Provided material:
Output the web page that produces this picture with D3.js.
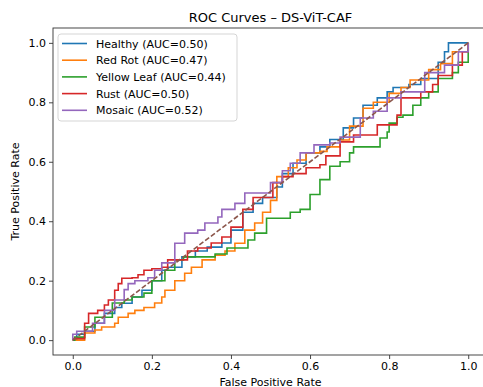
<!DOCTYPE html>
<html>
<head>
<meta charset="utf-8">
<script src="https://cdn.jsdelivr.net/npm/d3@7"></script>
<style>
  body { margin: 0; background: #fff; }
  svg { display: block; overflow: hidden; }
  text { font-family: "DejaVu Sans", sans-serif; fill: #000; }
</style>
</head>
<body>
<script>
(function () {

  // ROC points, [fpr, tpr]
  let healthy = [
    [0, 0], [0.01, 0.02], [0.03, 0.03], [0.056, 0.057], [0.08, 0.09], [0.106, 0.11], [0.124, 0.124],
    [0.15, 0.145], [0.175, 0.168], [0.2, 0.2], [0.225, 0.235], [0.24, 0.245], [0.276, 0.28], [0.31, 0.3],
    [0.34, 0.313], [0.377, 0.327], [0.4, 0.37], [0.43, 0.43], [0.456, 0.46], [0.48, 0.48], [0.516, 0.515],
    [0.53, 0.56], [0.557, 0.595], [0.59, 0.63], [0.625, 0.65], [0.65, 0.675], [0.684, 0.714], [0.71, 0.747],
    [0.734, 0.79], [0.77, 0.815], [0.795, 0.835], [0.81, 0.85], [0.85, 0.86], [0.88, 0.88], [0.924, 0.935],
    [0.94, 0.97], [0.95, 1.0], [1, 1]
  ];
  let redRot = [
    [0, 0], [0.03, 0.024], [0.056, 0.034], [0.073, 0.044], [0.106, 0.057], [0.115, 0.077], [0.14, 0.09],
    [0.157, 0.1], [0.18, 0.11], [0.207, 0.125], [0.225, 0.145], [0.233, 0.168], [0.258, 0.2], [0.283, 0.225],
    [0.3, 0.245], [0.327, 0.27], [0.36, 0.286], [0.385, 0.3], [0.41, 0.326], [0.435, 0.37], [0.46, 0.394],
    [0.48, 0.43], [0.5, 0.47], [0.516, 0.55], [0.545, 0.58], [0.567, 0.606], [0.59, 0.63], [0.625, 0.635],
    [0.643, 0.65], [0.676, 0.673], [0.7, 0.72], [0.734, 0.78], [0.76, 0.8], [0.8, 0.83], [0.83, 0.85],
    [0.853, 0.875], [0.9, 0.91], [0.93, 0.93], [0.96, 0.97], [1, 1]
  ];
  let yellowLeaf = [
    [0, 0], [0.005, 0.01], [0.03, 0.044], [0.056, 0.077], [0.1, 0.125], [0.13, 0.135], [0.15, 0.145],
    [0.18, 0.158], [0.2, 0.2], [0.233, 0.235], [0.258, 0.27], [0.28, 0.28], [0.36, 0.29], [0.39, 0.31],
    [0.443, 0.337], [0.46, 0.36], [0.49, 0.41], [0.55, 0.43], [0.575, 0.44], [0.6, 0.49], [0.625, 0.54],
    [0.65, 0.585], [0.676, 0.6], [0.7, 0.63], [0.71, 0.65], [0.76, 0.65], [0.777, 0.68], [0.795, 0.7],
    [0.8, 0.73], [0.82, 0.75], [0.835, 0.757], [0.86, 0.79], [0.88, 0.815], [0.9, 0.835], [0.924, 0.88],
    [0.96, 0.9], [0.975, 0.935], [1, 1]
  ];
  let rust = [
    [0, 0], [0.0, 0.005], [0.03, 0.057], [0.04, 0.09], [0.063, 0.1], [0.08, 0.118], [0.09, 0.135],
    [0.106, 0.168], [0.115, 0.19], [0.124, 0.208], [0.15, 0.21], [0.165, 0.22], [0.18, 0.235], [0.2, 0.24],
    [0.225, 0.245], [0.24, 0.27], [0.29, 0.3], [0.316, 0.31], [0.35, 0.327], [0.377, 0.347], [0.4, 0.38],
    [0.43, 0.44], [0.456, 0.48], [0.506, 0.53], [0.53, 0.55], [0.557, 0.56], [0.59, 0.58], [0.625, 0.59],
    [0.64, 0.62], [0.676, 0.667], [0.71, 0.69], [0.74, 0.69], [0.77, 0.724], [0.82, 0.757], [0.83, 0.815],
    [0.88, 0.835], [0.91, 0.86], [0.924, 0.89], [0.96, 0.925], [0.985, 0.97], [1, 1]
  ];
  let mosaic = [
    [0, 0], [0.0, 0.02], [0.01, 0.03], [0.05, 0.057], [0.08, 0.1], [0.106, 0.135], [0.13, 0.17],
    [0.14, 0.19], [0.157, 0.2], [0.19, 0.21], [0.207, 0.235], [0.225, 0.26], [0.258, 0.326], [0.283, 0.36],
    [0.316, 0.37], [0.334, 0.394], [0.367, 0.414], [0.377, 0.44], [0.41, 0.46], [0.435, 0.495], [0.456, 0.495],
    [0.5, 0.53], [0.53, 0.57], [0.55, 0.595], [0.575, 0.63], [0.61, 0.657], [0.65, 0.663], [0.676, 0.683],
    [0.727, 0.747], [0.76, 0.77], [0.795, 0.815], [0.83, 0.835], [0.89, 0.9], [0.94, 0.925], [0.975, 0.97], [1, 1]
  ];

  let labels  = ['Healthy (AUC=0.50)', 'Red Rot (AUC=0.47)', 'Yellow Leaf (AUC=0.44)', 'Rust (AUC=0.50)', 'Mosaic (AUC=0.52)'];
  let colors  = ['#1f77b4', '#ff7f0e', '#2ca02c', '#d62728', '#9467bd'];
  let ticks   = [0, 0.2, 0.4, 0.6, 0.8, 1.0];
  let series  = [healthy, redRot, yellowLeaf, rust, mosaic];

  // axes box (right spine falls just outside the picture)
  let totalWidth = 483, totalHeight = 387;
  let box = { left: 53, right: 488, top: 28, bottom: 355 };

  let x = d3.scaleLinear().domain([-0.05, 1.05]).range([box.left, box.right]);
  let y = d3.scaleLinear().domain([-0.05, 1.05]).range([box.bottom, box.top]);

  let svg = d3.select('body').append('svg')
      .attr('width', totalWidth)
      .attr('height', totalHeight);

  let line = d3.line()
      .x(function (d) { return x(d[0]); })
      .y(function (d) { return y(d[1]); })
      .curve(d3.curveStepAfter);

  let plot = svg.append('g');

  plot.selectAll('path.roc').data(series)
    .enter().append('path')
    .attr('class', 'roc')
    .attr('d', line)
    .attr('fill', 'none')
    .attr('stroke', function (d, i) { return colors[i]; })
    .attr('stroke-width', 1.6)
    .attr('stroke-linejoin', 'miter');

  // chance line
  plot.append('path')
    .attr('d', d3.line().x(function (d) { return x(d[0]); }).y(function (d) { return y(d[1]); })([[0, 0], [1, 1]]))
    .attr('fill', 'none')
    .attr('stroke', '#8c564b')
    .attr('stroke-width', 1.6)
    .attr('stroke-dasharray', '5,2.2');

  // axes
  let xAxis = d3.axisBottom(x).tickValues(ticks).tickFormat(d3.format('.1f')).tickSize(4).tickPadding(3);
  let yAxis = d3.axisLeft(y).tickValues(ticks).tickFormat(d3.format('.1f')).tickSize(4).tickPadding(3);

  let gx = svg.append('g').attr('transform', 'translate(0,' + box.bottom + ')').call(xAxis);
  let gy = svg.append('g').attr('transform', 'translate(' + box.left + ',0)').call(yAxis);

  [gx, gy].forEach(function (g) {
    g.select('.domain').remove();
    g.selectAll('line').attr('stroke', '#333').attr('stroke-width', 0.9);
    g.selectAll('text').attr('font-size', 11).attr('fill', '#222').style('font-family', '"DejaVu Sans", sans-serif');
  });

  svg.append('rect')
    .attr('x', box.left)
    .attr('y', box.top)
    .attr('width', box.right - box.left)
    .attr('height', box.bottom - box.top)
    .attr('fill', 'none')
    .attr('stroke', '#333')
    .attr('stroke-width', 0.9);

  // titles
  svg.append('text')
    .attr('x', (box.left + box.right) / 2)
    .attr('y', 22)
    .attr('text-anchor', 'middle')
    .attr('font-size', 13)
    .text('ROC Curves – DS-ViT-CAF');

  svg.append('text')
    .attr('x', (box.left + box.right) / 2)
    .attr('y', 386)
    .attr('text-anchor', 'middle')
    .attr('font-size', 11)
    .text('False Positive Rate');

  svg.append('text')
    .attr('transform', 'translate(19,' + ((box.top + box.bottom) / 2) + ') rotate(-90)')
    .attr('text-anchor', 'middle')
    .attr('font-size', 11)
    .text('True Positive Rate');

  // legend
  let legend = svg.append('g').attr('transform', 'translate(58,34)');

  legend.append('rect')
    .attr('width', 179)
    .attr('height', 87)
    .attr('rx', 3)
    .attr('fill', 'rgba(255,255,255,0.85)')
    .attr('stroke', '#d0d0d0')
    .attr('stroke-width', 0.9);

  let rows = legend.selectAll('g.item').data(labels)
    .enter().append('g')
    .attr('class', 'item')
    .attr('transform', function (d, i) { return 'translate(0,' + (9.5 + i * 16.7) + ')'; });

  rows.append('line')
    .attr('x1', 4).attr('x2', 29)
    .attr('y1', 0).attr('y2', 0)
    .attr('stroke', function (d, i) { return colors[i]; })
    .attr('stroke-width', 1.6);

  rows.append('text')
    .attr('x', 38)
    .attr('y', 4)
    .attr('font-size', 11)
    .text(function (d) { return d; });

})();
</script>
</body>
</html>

Required work: Pick out every line above that holds the word "picture" and copy it.

Answer to the problem:
Output the web page that produces this picture with D3.js.
  // axes box (right spine falls just outside the picture)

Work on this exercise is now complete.